Islas Carmesi is at its core a conglomerate of industrial, mercantile and criminal enterprises to create a constantly-fluctuating but ultimately stable nation built around the export of Dragonpowder and further sustained by other trade goods, both black market and otherwise. However, while this may be all well and good for the merchant barons and pirate lords at the top and the various coattail-riding entrepreneurs and lowlifes profiting from this structure, in the end all systems must live and die on the backs of the commonfolk.

Now, the curiosity that I'm left with is why the average person - the simple people who work the fields, prepare the food, paint the houses, lay the bricks... why would they ever want to live in a nation as openly and proudly cutthroat as Islas Carmesi? For the common criminal or the merchant class it's easy enough to justify - great risk for great reward. Islas Carmesi is the sort of place that can chew you up and spit you out in an instant, but it's also the sort of place where a pauper can be made royalty with the right combination of guile and luck. But for those with no greater ambition than a full stomach and a roof over their head, it seems like the sort of place where only accident of birth would compel anyone to suffer through such a place.

And that becomes an issue with the origins of this nation - prior to being founded by Captain Rotadler, that region of the world was almost entirely uninhabited - it was initially a mostly-barren desert akin to Egypt or Australia, with a fairly tiny native population especially given the state of the world at the time (a few centuries prior a massive cataclysm had wiped out 99% of the population, which for an already desolate place like this left it practically empty). Its current tropical state is mostly thanks to a few significant global climate changes that occurred after its foundation, so almost all of Islas Carmesi's population is the result of immigration.

Now, one theory floated by me is that the bulk of these commonfolk could simply be slaves - it's a pirate nation with absolutely no legal system to speak of, so it's hardly beyond belief that they would simply abduct the people they need - but one problem that occurs to me with such a theory is that to create the nation as it exists today, with several major cities and possibly the most powerful naval fleet in the world, one would need an enormous working class. Sure many of them would be criminals in their own right, especially among the urban population just out of survival necessity, but for the rural population it seems like such a large concentration of slaves would be impossible to sustain in perpetuity. Revolt would be inevitable, which isn't out of the ordinary for a place like Islas Carmesi, but at the same time makes me wonder how the necessary food supplies and such could be maintained.

Just thought I'd open this thought process up to the public, see what everyone else thought.
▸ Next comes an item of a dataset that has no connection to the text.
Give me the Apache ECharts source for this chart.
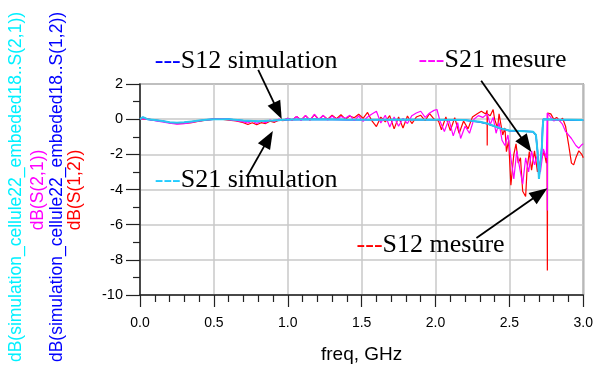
<!DOCTYPE html>
<html>
<head>
<meta charset="utf-8">
<script src="https://cdn.jsdelivr.net/npm/echarts@6/dist/echarts.min.js"></script>
<style>
body { margin: 0; background: #fff; }
#chart { width: 596px; height: 369px; }
</style>
</head>
<body>
<div id="chart"></div>
<script>
// S12 mesure (red)
const s12MeasFreq = [0,0.05,0.1,0.15,0.2,0.25,0.3,0.35,0.4,0.45,0.5,0.55,0.6,0.65,0.7,0.73,0.76,0.79,0.82,0.85,0.88,0.91,0.94,0.97,
  1.0,1.03,1.06,1.09,1.12,1.15,1.18,1.21,1.24,1.27,1.3,1.33,1.36,1.39,1.42,1.45,1.48,1.51,1.54,1.57,1.6,1.63,1.66,1.69,1.72,1.75,1.78,1.81,1.84,1.87,1.9,1.93,1.96,1.99,
  2.02,2.04,2.07,2.1,2.13,2.16,2.19,2.22,2.25,2.28,2.31,2.34,2.349,2.35,2.351,2.37,2.39,2.4,2.42,2.43,2.455,2.47,2.48,2.495,2.51,2.53,2.545,2.56,2.575,2.59,2.61,2.62,2.635,2.65,2.67,2.69,2.71,2.735,2.75,
  2.755,2.757,2.759,2.78,2.8,2.82,2.84,2.86,2.88,2.9,2.92,2.935,2.95,2.97,2.99,3.0];
const s12MeasDb = [0.02,0,-0.05,-0.12,-0.2,-0.26,-0.24,-0.2,-0.12,-0.05,0,0,-0.05,-0.1,-0.2,-0.3,-0.2,-0.32,-0.2,-0.25,-0.12,-0.18,-0.05,-0.08,
  0.05,-0.05,0.15,-0.05,0.2,-0.05,0.25,-0.02,0.2,0,0.22,0.02,0.25,0,0.18,0.08,0.28,0.05,0.38,-0.1,-0.42,0.12,-0.15,0.2,-0.55,0.12,-0.5,0.18,-0.25,0.12,0.22,-0.08,0.32,0,
  -0.1,-0.6,0.12,-0.65,0.08,-0.8,-0.1,-0.55,0.12,0.3,0.45,0.3,0.5,-1.5,0.3,0.2,0.55,0,-0.5,0.3,-0.9,-0.5,-1.85,-1.2,-3.75,-2.0,-1.4,-2.5,-2.2,-4.1,-4.4,-2.8,-1.85,-2.9,-1.8,-3.0,-2.4,-1.85,-2.5,
  -2.0,-8.6,0.35,0.3,0,0.1,-0.1,0.05,-0.4,-1.4,-2.5,-2.6,-2.2,-1.8,-2.0,-2.2];

// S21 mesure (magenta)
const s21MeasFreq = [0,0.05,0.1,0.15,0.2,0.25,0.3,0.35,0.4,0.45,0.5,0.55,0.6,0.65,0.7,0.73,0.76,0.79,0.82,0.85,0.88,0.91,0.94,0.97,
  1.0,1.03,1.06,1.09,1.12,1.15,1.18,1.21,1.24,1.27,1.3,1.33,1.36,1.39,1.42,1.45,1.48,1.51,1.54,1.57,1.6,1.63,1.66,1.69,1.72,1.75,1.78,1.81,1.84,1.87,1.9,1.93,1.96,1.99,
  2.01,2.03,2.06,2.09,2.12,2.15,2.17,2.2,2.23,2.26,2.29,2.32,2.35,2.37,2.39,2.41,2.43,2.45,2.47,2.49,2.51,2.53,2.55,2.57,2.59,2.61,2.63,2.65,2.67,2.69,2.71,2.73,2.75,
  2.756,2.757,2.758,2.78,2.8,2.83,2.86,2.88,2.9,2.92,2.95,2.97,2.99,3.0];
const s21MeasDb = [0.03,0,-0.08,-0.15,-0.22,-0.28,-0.25,-0.18,-0.1,-0.04,0,0.02,-0.03,-0.08,-0.15,-0.22,-0.1,-0.25,-0.12,-0.2,-0.05,-0.12,0,-0.05,
  0.05,-0.05,0.15,-0.08,0.22,-0.06,0.28,-0.02,0.22,-0.05,0.18,-0.02,0.15,0.05,0.22,-0.08,0.18,-0.12,0.12,0.3,0.45,-0.22,0.22,-0.45,0.12,-0.4,0.05,-0.25,0.2,0.35,0.45,0.1,0.35,0.5,
  0.55,-0.1,-0.7,0,-0.95,-0.2,-1.1,-0.4,-0.8,0,0.2,0.1,0.3,-0.3,0.1,-0.8,-0.2,-1.2,-1.5,-0.9,-2.2,-3.4,-1.8,-2.8,-3.7,-2.2,-3.0,-1.8,-2.6,-2.0,-3.0,-1.7,-2.2,
  0.35,-5.2,0.35,0.1,-0.1,0,-0.3,-0.7,-0.9,-1.1,-1.5,-1.65,-1.45,-1.4];

// S21 simulation (cyan)
const s21SimFreq = [0,0.02,0.05,0.1,0.15,0.2,0.25,0.3,0.35,0.4,0.45,0.5,0.6,0.7,0.8,0.9,1.0,1.2,1.4,1.6,1.8,2.0,2.2,2.3,2.35,2.41,2.45,2.5,2.57,2.66,2.68,2.69,2.7,2.71,2.72,2.725,2.73,2.8,3.0];
const s21SimDb = [0,0.12,0,-0.05,-0.1,-0.18,-0.2,-0.18,-0.13,-0.08,-0.03,0,0,-0.08,-0.12,-0.08,-0.02,0,-0.02,-0.03,-0.02,-0.03,-0.05,-0.15,-0.25,-0.43,-0.55,-0.65,-0.67,-0.71,-0.9,-1.8,-3.4,-2.5,-1.56,-0.5,0,-0.02,-0.05];

// S12 simulation (blue), almost on top of S21 simulation
const s12SimFreq = [0,0.02,0.05,0.1,0.15,0.2,0.25,0.3,0.35,0.4,0.45,0.5,0.6,0.7,0.8,0.9,1.0,1.2,1.4,1.6,1.8,2.0,2.2,2.3,2.35,2.41,2.45,2.5,2.57,2.66,2.68,2.69,2.7,2.71,2.72,2.725,2.73,2.8,3.0];
const s12SimDb = [0,0.1,0,-0.06,-0.11,-0.19,-0.21,-0.19,-0.14,-0.09,-0.04,0,0,-0.09,-0.13,-0.09,-0.03,0,-0.03,-0.04,-0.03,-0.04,-0.06,-0.16,-0.26,-0.44,-0.56,-0.66,-0.68,-0.72,-0.92,-1.8,-3.35,-2.5,-1.55,-0.5,0,-0.03,-0.06];

const yNames = [
  { text: 'dB(simulation_cellule22_embeded18..S(2,1))', color: '#00f0ff', x: 16, y: 187 },
  { text: 'dB(S(2,1))', color: '#ff00ff', x: 38, y: 190 },
  { text: 'dB(simulation_cellule22_embeded18..S(1,2))', color: '#0000ff', x: 57, y: 187 },
  { text: 'dB(S(1,2))', color: '#ff0000', x: 75, y: 190 }
];

// annotations in data coords: [freq, dB]
const noteLabels = [
  { text: 'S12 simulation', color: '#0000ff', at: [0.10, 3.31] },
  { text: 'S21 mesure', color: '#ff00ff', at: [1.885, 3.37] },
  { text: 'S21 simulation', color: '#22ccff', at: [0.10, -3.49] },
  { text: 'S12 mesure', color: '#ff0000', at: [1.466, -7.16] }
];
const noteArrows = [
  [[0.80, 2.8], [0.959, 0.01]],
  [[0.723, -3.29], [0.899, -0.67]],
  [[2.309, 2.19], [2.649, -1.87]],
  [[2.277, -6.76], [2.757, -3.93]]
];

function zip(a, b) {
  return a.map(function (v, i) { return [v, b[i]]; });
}

let chart = echarts.init(document.getElementById('chart'), null, { renderer: 'canvas' });

let opt = {
  animation: false,
  backgroundColor: '#fff',
  grid: {
    left: 140, right: 11, top: 84, bottom: 74,
    show: true, borderColor: '#888', borderWidth: 1.5
  },
  xAxis: {
    type: 'value', min: 0, max: 3, interval: 0.5,
    name: 'freq, GHz', nameLocation: 'middle', nameGap: 50,
    nameTextStyle: { fontFamily: 'Liberation Sans', fontSize: 19, color: '#000' },
    axisLine: { onZero: false, lineStyle: { color: '#222', width: 1.5 } },
    axisTick: { inside: false, length: 12, lineStyle: { color: '#222', width: 1.2 } },
    minorTick: { show: true, splitNumber: 5, length: 7, lineStyle: { color: '#222', width: 1.2 } },
    axisLabel: {
      fontFamily: 'Liberation Sans', fontSize: 14, color: '#000', margin: 21,
      formatter: function (v) { return v.toFixed(1); }
    },
    splitLine: { show: true, lineStyle: { color: '#c8c8c8', width: 1.5 } }
  },
  yAxis: {
    type: 'value', min: -10, max: 2, interval: 2,
    axisLine: { show: true, onZero: false, lineStyle: { color: '#222', width: 1.5 } },
    axisTick: { show: true, inside: false, length: 14, lineStyle: { color: '#222', width: 1.2 } },
    minorTick: { show: true, splitNumber: 2, length: 7, lineStyle: { color: '#222', width: 1.2 } },
    axisLabel: { fontFamily: 'Liberation Sans', fontSize: 14.5, color: '#000', margin: 17 },
    splitLine: { show: true, lineStyle: { color: '#c8c8c8', width: 1.5 } }
  },
  series: [
    { name: 'S12 simulation', type: 'line', data: zip(s12SimFreq, s12SimDb), symbol: 'none',
      lineStyle: { color: '#0000ff', width: 1.5 }, z: 2 },
    { name: 'S12 mesure', type: 'line', data: zip(s12MeasFreq, s12MeasDb), symbol: 'none',
      lineStyle: { color: '#ff0000', width: 1.2 }, z: 3 },
    { name: 'S21 mesure', type: 'line', data: zip(s21MeasFreq, s21MeasDb), symbol: 'none',
      lineStyle: { color: '#ff00ff', width: 1.2 }, z: 4 },
    { name: 'S21 simulation', type: 'line', data: zip(s21SimFreq, s21SimDb), symbol: 'none',
      lineStyle: { color: '#28c8f0', width: 2 }, z: 5 }
  ]
};

chart.setOption(opt);

// text + arrows placed through the grid's own scale
let gfx = [];
yNames.forEach(function (n) {
  gfx.push({
    type: 'text', x: n.x, y: n.y, rotation: Math.PI / 2, z: 10,
    style: {
      text: n.text, fill: n.color, font: '17.5px "Liberation Sans"',
      textAlign: 'center', textVerticalAlign: 'middle'
    }
  });
});
noteLabels.forEach(function (n) {
  let p = chart.convertToPixel({ gridIndex: 0 }, n.at);
  gfx.push({
    type: 'text', x: p[0], y: p[1], z: 20,
    style: {
      text: '{d|---}{t|' + n.text + '}',
      font: '26px "Liberation Serif"',
      textAlign: 'left', textVerticalAlign: 'middle',
      rich: {
        d: { fill: n.color, font: '26px "Liberation Serif"' },
        t: { fill: '#000', font: '26px "Liberation Serif"' }
      }
    }
  });
});
noteArrows.forEach(function (a) {
  let s = chart.convertToPixel({ gridIndex: 0 }, a[0]);
  let t = chart.convertToPixel({ gridIndex: 0 }, a[1]);
  let dx = t[0] - s[0], dy = t[1] - s[1];
  let len = Math.sqrt(dx * dx + dy * dy);
  let ux = dx / len, uy = dy / len;
  let hl = 18, hw = 7;
  let bx = t[0] - ux * hl, by = t[1] - uy * hl;
  gfx.push({
    type: 'line', z: 21,
    shape: { x1: s[0], y1: s[1], x2: bx + ux * 2, y2: by + uy * 2 },
    style: { stroke: '#000', lineWidth: 1.8 }
  });
  gfx.push({
    type: 'polygon', z: 21,
    shape: { points: [[t[0], t[1]], [bx - uy * hw, by + ux * hw], [bx + uy * hw, by - ux * hw]] },
    style: { fill: '#000' }
  });
});
chart.setOption({ graphic: gfx });
</script>
</body>
</html>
Input encouraged.
 

trentonian7

Troubadour
You'd do well to consider the mercantile states of medieval Italy, golden age islands like Tortuga in the Carribean, and modern day developing countries with corrupt governments such as in South America or Africa.

I agree a very large slave population would be found- larger than you think. Slaves are wayyyyy more profitable than hired labor. You might consider a very high ratio of slaves to freemen, perhaps 4 or 5 slaves to every freemen.

If the only common folk come from immigrants, perhaps they are descended from early colonies before the island's got particularly bad. Furthermore, the scions of the merchant families and pirates will eventually form a common class- the pirates and merchants will have families and not everyone in those families will decide to join a pirate crew. After 700 years, not only will the number of pirates decline, but the common class will have greatly grown, supported by a slave class. They would likely have fierce competition from the slaves, however. Perhaps certain islands ban slavery.
 

Erudite

Scribe
Australia is like... 70% desert? The Americas were undiscovered forests and terrifying animals.

Australia was filled with criminals, and the aboriginal population remained.

The Americas was colonized with criminals, slaves, adventurers, those looking for a fresh start, etc.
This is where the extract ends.